Testifying voluntarily and under oath before the Senate Judiciary Committee, the former chief of staff to Alberto Gonzales, Kyle Sampson, took issue with the attorney general's statement earlier this month that he was not involved in discussions about the replacement of eight federal prosecutors. "I do not think the attorney general's statement that he was not involved in any discussions about U.S. attorney removals is accurate," he said.

Sampson said Gonzales attended a meeting about the matter on November 27 of last year, just days before the attorneys were ousted.

The former aide, who resigned earlier this month, said he had shared information with Justice Department officials about the dismissals last year, despite arguments to the contrary by the attorney general. He said Gonzales signed off on the decision to remove the attorneys. "The attorney general approved the list," he said.

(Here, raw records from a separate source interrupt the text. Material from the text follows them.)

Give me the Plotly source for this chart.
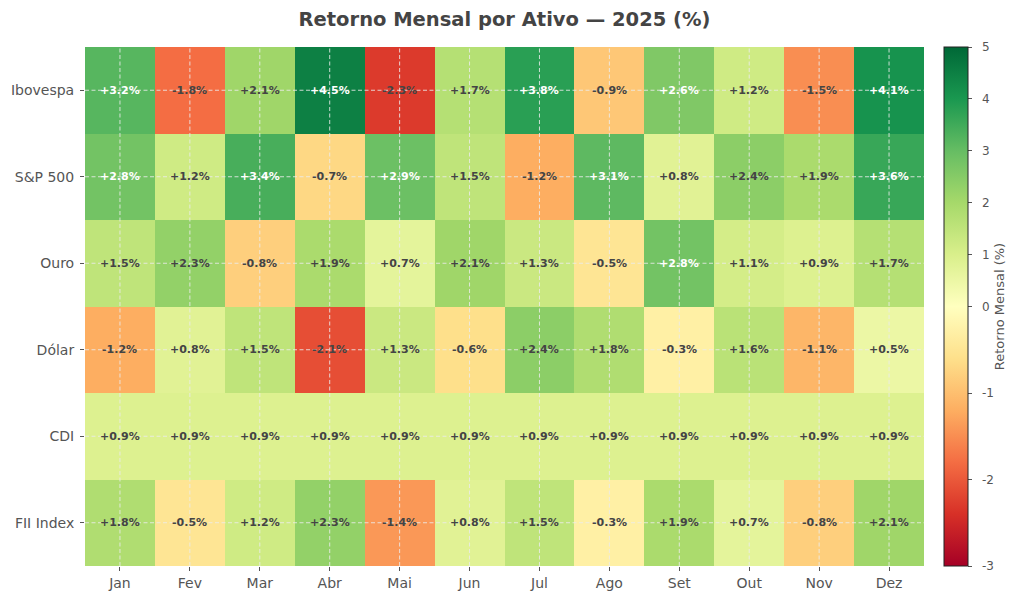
import plotly.graph_objects as go

months = ["Jan", "Fev", "Mar", "Abr", "Mai", "Jun", "Jul", "Ago", "Set", "Out", "Nov", "Dez"]
assets = ["Ibovespa", "S&P 500", "Ouro", "Dólar", "CDI", "FII Index"]

ibovespa = [3.2, -1.8, 2.1, 4.5, -2.3, 1.7, 3.8, -0.9, 2.6, 1.2, -1.5, 4.1]
sp500 = [2.8, 1.2, 3.4, -0.7, 2.9, 1.5, -1.2, 3.1, 0.8, 2.4, 1.9, 3.6]
ouro = [1.5, 2.3, -0.8, 1.9, 0.7, 2.1, 1.3, -0.5, 2.8, 1.1, 0.9, 1.7]
dolar = [-1.2, 0.8, 1.5, -2.1, 1.3, -0.6, 2.4, 1.8, -0.3, 1.6, -1.1, 0.5]
cdi = [0.9, 0.9, 0.9, 0.9, 0.9, 0.9, 0.9, 0.9, 0.9, 0.9, 0.9, 0.9]
fii = [1.8, -0.5, 1.2, 2.3, -1.4, 0.8, 1.5, -0.3, 1.9, 0.7, -0.8, 2.1]

values = [ibovespa, sp500, ouro, dolar, cdi, fii]
cbar_ticks = [-3, -2, -1, 0, 1, 2, 3, 4, 5]
vmin, vcenter, vmax = -3, 0, 5

def norm(v):
    if v >= vcenter:
        return 0.5 + 0.5 * (v - vcenter) / (vmax - vcenter)
    return 0.5 - 0.5 * (vcenter - v) / (vcenter - vmin)

rdylgn = ["#a50026", "#d73027", "#f46d43", "#fdae61", "#fee08b", "#ffffbf",
          "#d9ef8b", "#a6d96a", "#66bd63", "#1a9850", "#006837"]
colorscale = [[i / 10, c] for i, c in enumerate(rdylgn)]

zn = [[norm(v) for v in row] for row in values]

fig = go.Figure()
fig.add_trace(go.Heatmap(
    z=zn, x=months, y=assets, customdata=values,
    colorscale=colorscale, zmin=0, zmax=1,
    hovertemplate="%{y} %{x}: %{customdata:+.1f}%<extra></extra>",
    colorbar=dict(
        tickvals=[norm(t) for t in cbar_ticks],
        ticktext=["\u00a0\u00a0" + str(t) for t in cbar_ticks],
        ticks="outside", ticklen=4, tickcolor="#555", tickwidth=1,
        tickfont=dict(family="DejaVu Sans", size=12, color="#555"),
        outlinecolor="#222", outlinewidth=1,
        thickness=24, len=1, lenmode="fraction", y=0.5, yanchor="middle",
        x=1.024, xanchor="left", xpad=0, ypad=0,
        title=dict(text="Retorno Mensal (%)", side="right",
                   font=dict(family="DejaVu Sans", size=13, color="#555")),
    ),
))

annotations = []
for i, a in enumerate(assets):
    for j, m in enumerate(months):
        v = values[i][j]
        annotations.append(dict(
            x=m, y=a, text=f"{v:+.1f}%", showarrow=False,
            font=dict(family="DejaVu Sans", size=11, color="white" if v > 2.5 else "#444",
                      weight="bold"),
        ))

grid_line = dict(color="rgba(235,235,235,0.85)", width=1, dash="4px,2.5px")
shapes = []
for i in range(len(assets)):
    shapes.append(dict(type="line", xref="x domain", x0=0, x1=1, yref="y", y0=i, y1=i,
                       line=grid_line))
for j in range(len(months)):
    shapes.append(dict(type="line", yref="y domain", y0=0, y1=1, xref="x", x0=j, x1=j,
                       line=grid_line))

fig.update_layout(
    width=1024, height=602,
    margin=dict(l=77, r=108, t=39, b=44, autoexpand=False),
    paper_bgcolor="white", plot_bgcolor="white",
    title=dict(text="<b>Retorno Mensal por Ativo — 2025 (%)</b>", x=0.5, xref="paper",
               xanchor="center", y=0.982, yanchor="middle",
               font=dict(family="DejaVu Sans", size=19.5, color="#444")),
    annotations=annotations, shapes=shapes,
    xaxis=dict(ticks="outside", ticklen=4, tickcolor="#555", showgrid=False, zeroline=False,
               automargin=False,
               tickfont=dict(family="DejaVu Sans", size=14, color="#555"), showline=False),
    yaxis=dict(ticks="outside", ticklen=4, tickcolor="#555", showgrid=False, zeroline=False,
               autorange="reversed", automargin=False, ticklabelstandoff=3,
               tickfont=dict(family="DejaVu Sans", size=14, color="#555"), showline=False),
)

fig.write_html("out.html")
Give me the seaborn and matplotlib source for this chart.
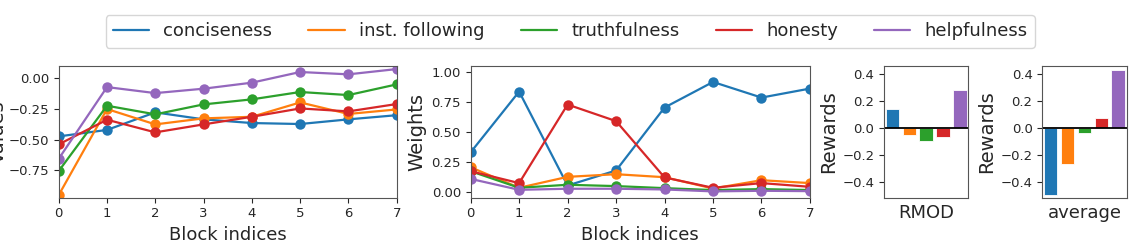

The Democratic-led Judiciary Committee is probing whether the Bush administration misled Congress about the reasons for the dismissals and whether they were politically motivated and aimed at intimidating other attorneys.

Senator Patrick Leahy, a Vermont Democrat, is chairman of the panel. "I want the American people to have confidence in federal law enforcement and I want our federal law enforcement officers to have the independence they need to be effective and to consistently merit the trust of the American people," he said.

The top Republican on the committee, Senator Arlen Specter of Pennsylvania, offered his own harsh assessment of the handling of the attorney firings. "It is generally acknowledged that the Department of Justice is in a state of disrepair, perhaps even dysfunctional, because of what has happened," he said.

Sampson defended the decision to replace the attorneys, saying it was based on legitimate reasons relating to their performance, although he acknowledged such reasons could also be perceived as political.

Senator John Cornyn, a Texas Republican, said he saw nothing wrong with the dismissals. "What I have heard, there is no evidence that any of this replacement of U.S. attorneys was designed to or actually did impede a criminal investigation or prosecution," he said.

Attorney General Gonzales is scheduled to appear before the committee next month.

White House spokeswoman Dana Perino reiterated that President Bush has confidence in his attorney general.